We are still completely into the pandemic. Here is yesterday morning’s New York Times view of how new cases are concentrated in the US, with the brightest red areas having over 56 per day per 100,000 population:
At the same time, new infections worldwide have increased almost
day-by-day since the pandemic began, with September 13th and October
7th 271,765 and 312,534 7-day averages. They have been high in some surprising
places, as here with dark red showing places with 14 per 100,000, some of which
imply the danger of slacking off:
What other issues are getting attention?
In case anyone has wondered why this headline has faded
away, “The Sturgis Biker Rally Did Not Cause 266,796 Cases of COVID-19” (Jennifer
Beam Dowd, Slate, September 10th). Dowd found faulty reasoning causing that
early September conclusion, corroborated, as we will see, indirectly by
others.
The New York Times Editorial Board finally addressed
our absent governmental agency on September 14th in “Under Trump,
OSHA’s Covid-19 Response Is Failing Workers.”

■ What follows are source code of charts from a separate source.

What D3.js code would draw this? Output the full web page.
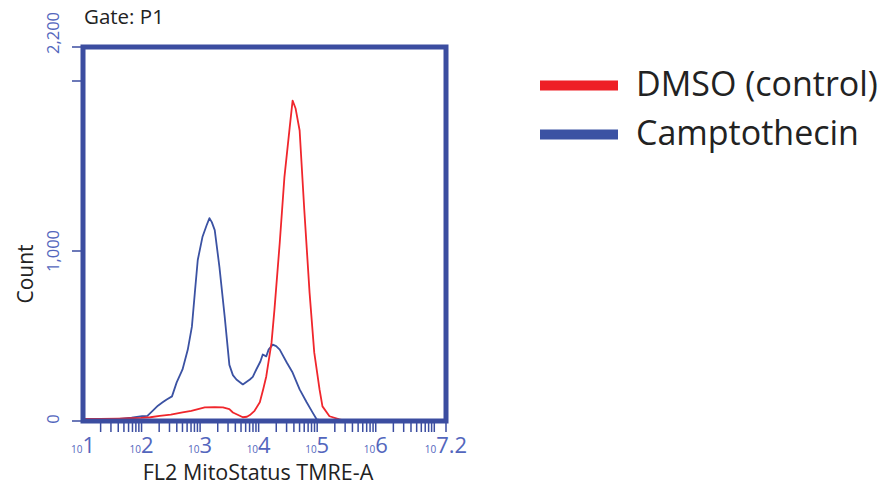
<!DOCTYPE html>
<html><head><meta charset="utf-8">
<script src="https://cdn.jsdelivr.net/npm/d3@7"></script>
<style>body{margin:0;background:#fff}svg{display:block}text{font-family:"Open Sans",sans-serif}</style>
</head><body>
<svg id="c" width="885" height="486"></svg>
<script>
// log10(FL2 MitoStatus TMRE-A) bin positions and counts
const dmsoLog = [1.00,1.29,1.60,1.99,2.15,2.31,2.50,2.70,2.85,3.08,3.25,3.39,3.50,3.56,3.65,3.73,3.80,3.85,3.93,4.02,4.08,4.13,4.22,4.27,4.36,4.44,4.53,4.58,4.63,4.70,4.78,4.87,4.95,5.04,5.09,5.21,5.38,5.45];
const dmsoCount = [12,12,14,18,22,30,38,51,60,80,82,80,70,50,35,22,25,35,60,110,190,262,461,655,1047,1433,1726,1885,1840,1709,1240,754,402,186,86,28,10,4];
const campLog = [1.00,1.50,1.83,2.01,2.10,2.18,2.28,2.36,2.43,2.52,2.60,2.70,2.79,2.86,2.91,2.96,3.04,3.11,3.16,3.20,3.25,3.33,3.42,3.50,3.56,3.62,3.73,3.85,3.90,3.96,4.03,4.07,4.13,4.17,4.24,4.30,4.36,4.48,4.58,4.70,4.82,4.92,4.99,5.12];
const campCount = [5,8,20,28,30,57,90,110,127,145,227,303,420,555,754,947,1082,1150,1193,1170,1123,907,614,330,270,244,215,244,260,303,350,391,380,420,449,440,420,344,285,186,110,51,10,0];
const yTicks = [0,1000,2000,2200];
const yLabels = [0,1000,2200];
const xDecades = [1,2,3,4,5,6];
const xEndExp = 7.2;
const seriesNames = ["DMSO (control)","Camptothecin"];
const seriesColors = ["#ee1f25","#3b52a3"];

const svg = d3.select("#c");
const L=83,R=446,T=47,B=421;
const x = d3.scaleLog().domain([10, Math.pow(10,xEndExp)]).range([L,R]);
const y = d3.scaleLinear().domain([0,2200]).range([B,T]);
const axisCol="#3b4da0", labCol="#5366bd";

// Gate label
svg.append("text").attr("x",84).attr("y",24).attr("font-size",20.5).attr("fill","#222").text("Gate: P1");

// curves
const line = d3.line().x(d=>x(Math.pow(10,d[0]))).y(d=>y(d[1]));
svg.append("clipPath").attr("id","cl").append("rect").attr("x",L).attr("y",T).attr("width",R-L).attr("height",B-T);
const g = svg.append("g").attr("clip-path","url(#cl)");
g.append("path").datum(campLog.map((v,i)=>[v,campCount[i]])).attr("d",line)
 .attr("fill","none").attr("stroke",seriesColors[1]).attr("stroke-width",1.8).attr("stroke-linejoin","round");
g.append("path").datum(dmsoLog.map((v,i)=>[v,dmsoCount[i]])).attr("d",line)
 .attr("fill","none").attr("stroke","#f0262c").attr("stroke-width",1.8).attr("stroke-linejoin","round");

// frame
svg.append("rect").attr("x",L).attr("y",T).attr("width",R-L).attr("height",B-T)
 .attr("fill","none").attr("stroke",axisCol).attr("stroke-width",5);

// y ticks
svg.selectAll(".yt").data(yTicks).join("line").attr("x1",L-11).attr("x2",L-2)
 .attr("y1",d=>y(d)).attr("y2",d=>y(d)).attr("stroke",axisCol).attr("stroke-width",1.5);
svg.selectAll(".yl").data(yLabels).join("text")
 .attr("transform",d=>{const yy = d===2200 ? 33 : (d===0 ? 419 : y(d)); return `translate(59,${yy}) rotate(-90)`;})
 .attr("text-anchor","middle").attr("font-size",16.5).attr("fill",labCol)
 .text(d=>d3.format(",")(d));

// x ticks (log minor + end)
const xt = x.ticks().filter(v=>v>10);
xt.push(Math.pow(10,xEndExp));
svg.selectAll(".xt").data(xt).join("line").attr("x1",d=>x(d)).attr("x2",d=>x(d))
 .attr("y1",B+2).attr("y2",B+11).attr("stroke",axisCol).attr("stroke-width",1.5);
const xl = svg.selectAll(".xl").data(xDecades.concat([xEndExp])).join("text")
 .attr("x",d=>x(Math.pow(10,d))).attr("y",453).attr("text-anchor","middle").attr("fill",labCol);
xl.append("tspan").attr("font-size",10).text("10");
xl.append("tspan").attr("font-size",22).text(d=>String(d));

// axis titles
svg.append("text").attr("x",258).attr("y",480).attr("text-anchor","middle").attr("font-size",21.5).attr("fill","#222").text("FL2 MitoStatus TMRE-A");
svg.append("text").attr("transform","translate(33,274) rotate(-90)").attr("text-anchor","middle").attr("font-size",21).attr("fill","#222").text("Count");

// legend
const lg = svg.selectAll(".lg").data(seriesNames).join("g").attr("transform",(d,i)=>`translate(0,${i*49})`);
lg.append("rect").attr("x",540).attr("y",80.5).attr("width",78).attr("height",10).attr("fill",(d,i)=>seriesColors[i]);
lg.append("text").attr("x",636).attr("y",95.5).attr("font-size",34).attr("fill","#222").text(d=>d);
</script>
</body></html>
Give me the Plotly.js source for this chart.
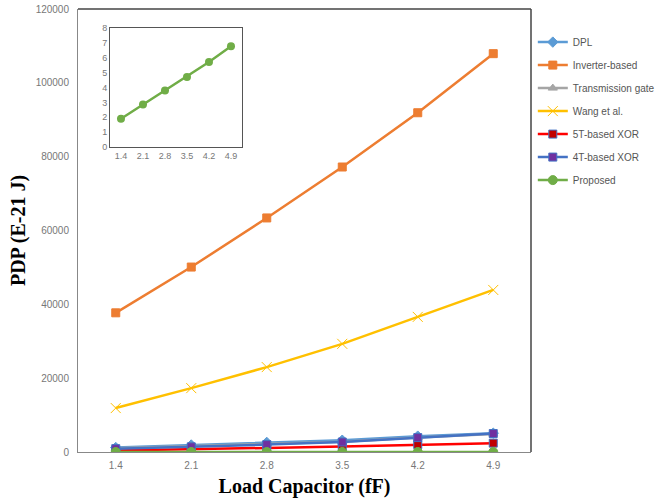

The piece noted that meat processing facilities, in two of which 12
workers died of the infection early, were given small fines, one less than
$4,000 per dead employee, and OSHA “has issued only general guidelines based on
C.D.C. recommendations that were never mandatory,” neutralizing its mission of
keeping workplaces safe. That same day,
that publication released Donald G. McNeil Jr.’s “Gates Offers Grim Global
Health Report, and Some Optimism.” The
subject, Bill of course, advocated $4 billion in American aid to poorer
countries for the vaccine we hope to get soon, which may seem large to some but
is much smaller than George W. Bush’s 2003 $15 billion on AIDS, malaria, and
tuberculosis.
The disheartening opinion piece, “Stop Expecting Life to Go Back
to Normal Next Year,” by Aaron E. Carroll, appeared September 15th,
also in the Times. Per Carroll, our
impatience, both in our national disposition and in our executive branch, has given
us “unrealistic optimism,” overestimation of “what a vaccine might do,” and once
that drug arrives Americans “will throw themselves back into more normal
activities,” which “could lead to big outbreaks, just as winter hits at its
hardest.” He projected the first half of
2021 to require much the same restrictions as now, and reminded us, once more,
that “this is a marathon, not a sprint.”
In the meantime, also on September 15th, we expect “South
Korea to provide coronavirus vaccines for 60% of population: report” (Kayla Rivas, Fox News),
helped not only by its high national cohesion but its compact, urbanized
population. Seven days later, Peter
Doshl and Eric Topol, professors in medicine and pharmacy, doubted vaccine
research methods in The New York Times’s “These Coronavirus Trials Don’t
Answer the One Question We Need to Know,” namely, if the product will “prevent
moderate or severe cases.” I hope these
companies are more aware of that problem then the authors suspect.
Finally for this week we have Sarah Zhang’s “Vaccine Chaos
Is Looming,” in the September 27th Atlantic. Here we get into the same problem I
documented several weeks ago, about American will to successfully complete
large complicated projects. Our
infrastructure is world-class, there is an ample supply of available skilled
workers, we have vehicles galore, our management and organization are well-established,
and we know how high the priority is and must be, so why do we need to worry that
“millions of doses must travel hundreds of miles from manufacturers to
hospitals, doctor’s offices and pharmacies, which in turn must store, track,
and eventually get the vaccines to people all across the country”? Are we wondering if we can complete, per a
cited source, “the largest, most complex vaccination program ever attempted in
history,” even if “the vaccines are too precious to risk shipping
conventionally”? Can we fix problems
such as “Medicare doesn’t cover the costs of emergency-use drugs”? Do we have what it takes? If not, why not?